SET PROBLEM:
Leave out the images and repeat the listing below without a single change.

━━━━━ SUPPLIED INFORMATION ━━━━━

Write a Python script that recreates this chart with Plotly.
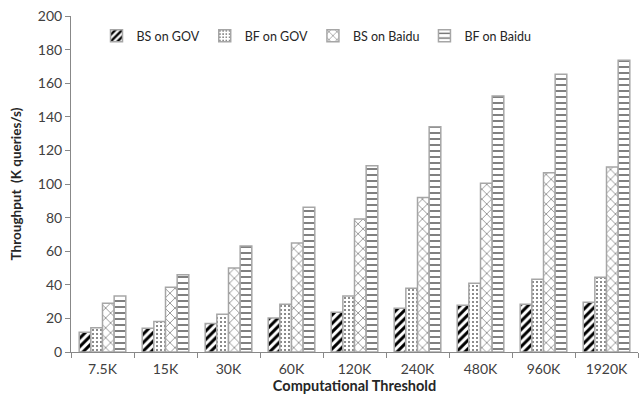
import plotly.graph_objects as go

categories = ["7.5K", "15K", "30K", "60K", "120K", "240K", "480K", "960K", "1920K"]
bs_gov = [11.7, 14.1, 16.9, 20.2, 23.6, 26.0, 27.8, 28.4, 29.6]
bf_gov = [14.5, 18.1, 22.4, 28.4, 33.3, 37.9, 40.9, 43.3, 44.5]
bs_baidu = [29.0, 38.5, 50.0, 64.9, 79.2, 91.9, 100.4, 106.7, 110.1]
bf_baidu = [33.3, 46.0, 63.1, 86.1, 110.9, 134.1, 152.4, 165.3, 173.6]

series = [
    ("BS on GOV", bs_gov, dict(shape="/", fgcolor="black", fgopacity=1, size=6, solidity=0.5)),
    ("BF on GOV", bf_gov, dict(shape=".", fgcolor="#666666", fgopacity=1, size=4, solidity=0.2)),
    ("BS on Baidu", bs_baidu, dict(shape="x", fgcolor="#777777", fgopacity=1, size=7, solidity=0.2)),
    ("BF on Baidu", bf_baidu, dict(shape="-", fgcolor="#555555", fgopacity=1, size=6, solidity=0.25)),
]

fig = go.Figure()
for name, vals, pat in series:
    fig.add_trace(go.Bar(
        x=categories, y=vals, name=name,
        marker=dict(color="white", line=dict(color="#a6a6a6", width=1.5), pattern=pat),
    ))

font = "Lato, 'Open Sans', sans-serif"
fig.update_layout(
    width=639, height=405,
    margin=dict(l=71, r=1, t=16, b=53, autoexpand=False),
    plot_bgcolor="white", paper_bgcolor="white",
    barmode="group", bargap=0.26, bargroupgap=0,
    font=dict(family=font, size=14, color="#404040"),
    legend=dict(orientation="h", x=0.045, y=0.985, xanchor="left", yanchor="top",
                font=dict(size=12.5, color="#262626"), itemwidth=30,
                bgcolor="rgba(0,0,0,0)", tracegroupgap=0),
    xaxis=dict(
        title=dict(text="<b>Computational Threshold</b>", font=dict(size=14.5, color="#262626"), standoff=5),
        showline=True, linecolor="#888888", linewidth=1,
        ticks="outside", tickson="boundaries", ticklen=5, tickcolor="#888888",
        tickfont=dict(size=14, color="#404040"), ticklabelstandoff=4,
        showgrid=False, automargin=False,
    ),
    yaxis=dict(
        title=dict(text="<b>Throughput  (K queries/s)</b>", font=dict(size=13.5, color="#262626"), standoff=13),
        range=[0, 200], dtick=20,
        showline=True, linecolor="#888888", linewidth=1,
        ticks="outside", ticklen=5, tickcolor="#888888",
        tickfont=dict(size=14, color="#404040"),
        showgrid=False, zeroline=False, automargin=False,
    ),
)

fig.write_html("out.html", config={"displayModeBar": False},
               post_script="document.body.style.margin='0';")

━━━━━

SOLUTION TO THIS PROBLEM:
Write a Python script that recreates this chart with Plotly.
import plotly.graph_objects as go

categories = ["7.5K", "15K", "30K", "60K", "120K", "240K", "480K", "960K", "1920K"]
bs_gov = [11.7, 14.1, 16.9, 20.2, 23.6, 26.0, 27.8, 28.4, 29.6]
bf_gov = [14.5, 18.1, 22.4, 28.4, 33.3, 37.9, 40.9, 43.3, 44.5]
bs_baidu = [29.0, 38.5, 50.0, 64.9, 79.2, 91.9, 100.4, 106.7, 110.1]
bf_baidu = [33.3, 46.0, 63.1, 86.1, 110.9, 134.1, 152.4, 165.3, 173.6]

series = [
    ("BS on GOV", bs_gov, dict(shape="/", fgcolor="black", fgopacity=1, size=6, solidity=0.5)),
    ("BF on GOV", bf_gov, dict(shape=".", fgcolor="#666666", fgopacity=1, size=4, solidity=0.2)),
    ("BS on Baidu", bs_baidu, dict(shape="x", fgcolor="#777777", fgopacity=1, size=7, solidity=0.2)),
    ("BF on Baidu", bf_baidu, dict(shape="-", fgcolor="#555555", fgopacity=1, size=6, solidity=0.25)),
]

fig = go.Figure()
for name, vals, pat in series:
    fig.add_trace(go.Bar(
        x=categories, y=vals, name=name,
        marker=dict(color="white", line=dict(color="#a6a6a6", width=1.5), pattern=pat),
    ))

font = "Lato, 'Open Sans', sans-serif"
fig.update_layout(
    width=639, height=405,
    margin=dict(l=71, r=1, t=16, b=53, autoexpand=False),
    plot_bgcolor="white", paper_bgcolor="white",
    barmode="group", bargap=0.26, bargroupgap=0,
    font=dict(family=font, size=14, color="#404040"),
    legend=dict(orientation="h", x=0.045, y=0.985, xanchor="left", yanchor="top",
                font=dict(size=12.5, color="#262626"), itemwidth=30,
                bgcolor="rgba(0,0,0,0)", tracegroupgap=0),
    xaxis=dict(
        title=dict(text="<b>Computational Threshold</b>", font=dict(size=14.5, color="#262626"), standoff=5),
        showline=True, linecolor="#888888", linewidth=1,
        ticks="outside", tickson="boundaries", ticklen=5, tickcolor="#888888",
        tickfont=dict(size=14, color="#404040"), ticklabelstandoff=4,
        showgrid=False, automargin=False,
    ),
    yaxis=dict(
        title=dict(text="<b>Throughput  (K queries/s)</b>", font=dict(size=13.5, color="#262626"), standoff=13),
        range=[0, 200], dtick=20,
        showline=True, linecolor="#888888", linewidth=1,
        ticks="outside", ticklen=5, tickcolor="#888888",
        tickfont=dict(size=14, color="#404040"),
        showgrid=False, zeroline=False, automargin=False,
    ),
)

fig.write_html("out.html", config={"displayModeBar": False},
               post_script="document.body.style.margin='0';")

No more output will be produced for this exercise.